TASK: Retype, exactly as they stand, the lines from the start of the data to the line that contains "plt.rcParams['font.family'] = ['DejaVu Sans']", both ends included. Leave the pictures out.

PROVIDED MATERIAL:
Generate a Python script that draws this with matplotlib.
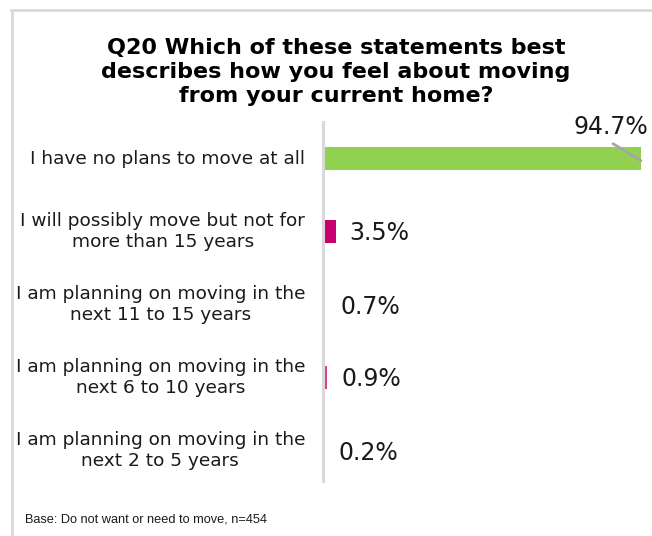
import matplotlib
matplotlib.use("Agg")
import matplotlib.pyplot as plt
from matplotlib.lines import Line2D

plt.rcParams['font.family'] = ['DejaVu Sans']

categories = [
    "I have no plans to move at all",
    "I will possibly move but not for\nmore than 15 years",
    "I am planning on moving in the\nnext 11 to 15 years",
    "I am planning on moving in the\nnext 6 to 10 years",
    "I am planning on moving in the\nnext 2 to 5 years",
]
values = [94.7, 3.5, 0.7, 0.9, 0.2]
value_labels = ["94.7%", "3.5%", "0.7%", "0.9%", "0.2%"]
bar_colors = ["#92D050", "#C8006E", "#FFFFFF", "#E0408A", "#FFFFFF"]

title = "Q20 Which of these statements best\ndescribes how you feel about moving\nfrom your current home?"
footnote = "Base: Do not want or need to move, n=454"

W, H = 652, 536
fig = plt.figure(figsize=(W / 100, H / 100), dpi=100)
fig.patch.set_facecolor("white")


def fx(px):
    return px / W


def fy(py):
    return 1 - py / H


# plot area: left edge at the category axis, 5 rows of 73 px
ax_left, ax_right = 324, 641
ax_top, ax_bottom = 122, 487
ax = fig.add_axes([fx(ax_left), fy(ax_bottom), fx(ax_right) - fx(ax_left),
                   (ax_bottom - ax_top) / H])
ax.set_xlim(0, values[0])
ax.set_ylim(len(categories) - 0.5, -0.5)
ax.axis("off")

ypos = list(range(len(categories)))
ax.barh(ypos, values, height=0.315, color=bar_colors, zorder=2)

# category axis line
fig.add_artist(Line2D([fx(323), fx(323)], [fy(122), fy(481)],
                      color="#D9D9D9", lw=2.2))

# category labels
for y, cat in zip(ypos, categories):
    ax.annotate(cat, xy=(0, y), xytext=(-19, 0), textcoords="offset pixels",
                ha="right", va="center", multialignment="center",
                fontsize=13.3, color="#1A1A1A", linespacing=1.27,
                annotation_clip=False)

# value labels
for y, v, lab in zip(ypos[1:], values[1:], value_labels[1:]):
    ax.annotate(lab, xy=(v, y), xytext=(14, -2), textcoords="offset pixels",
                ha="left", va="center", fontsize=17, color="#1A1A1A",
                annotation_clip=False)

# top value label with leader line
ax.annotate(value_labels[0], xy=(values[0], 0), xytext=(-30, 31),
            textcoords="offset pixels", ha="center", va="center",
            fontsize=17, color="#1A1A1A", annotation_clip=False)
ax.annotate("", xy=(values[0], 0.03), xytext=(-28, 17),
            textcoords="offset pixels",
            arrowprops=dict(arrowstyle="-", color="#A6A6A6", lw=2,
                            shrinkA=0, shrinkB=0),
            annotation_clip=False)

# title
fig.text(fx(336), fy(72), title, ha="center", va="center", fontsize=16,
         fontweight="bold", color="#000000", linespacing=1.25)

# footnote
fig.text(fx(25), fy(519), footnote, ha="left", va="center", fontsize=9.2,
         color="#1A1A1A", family="Liberation Sans")

# frame lines (top and left)
fig.add_artist(Line2D([fx(11), fx(652)], [fy(10), fy(10)], color="#D9D9D9", lw=2))
fig.add_artist(Line2D([fx(11.5), fx(11.5)], [fy(10), fy(536)], color="#D9D9D9", lw=2))

fig.savefig("out.png", dpi=100, facecolor="white")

CORRECT RESPONSE:
Generate a Python script that draws this with matplotlib.
import matplotlib
matplotlib.use("Agg")
import matplotlib.pyplot as plt
from matplotlib.lines import Line2D

plt.rcParams['font.family'] = ['DejaVu Sans']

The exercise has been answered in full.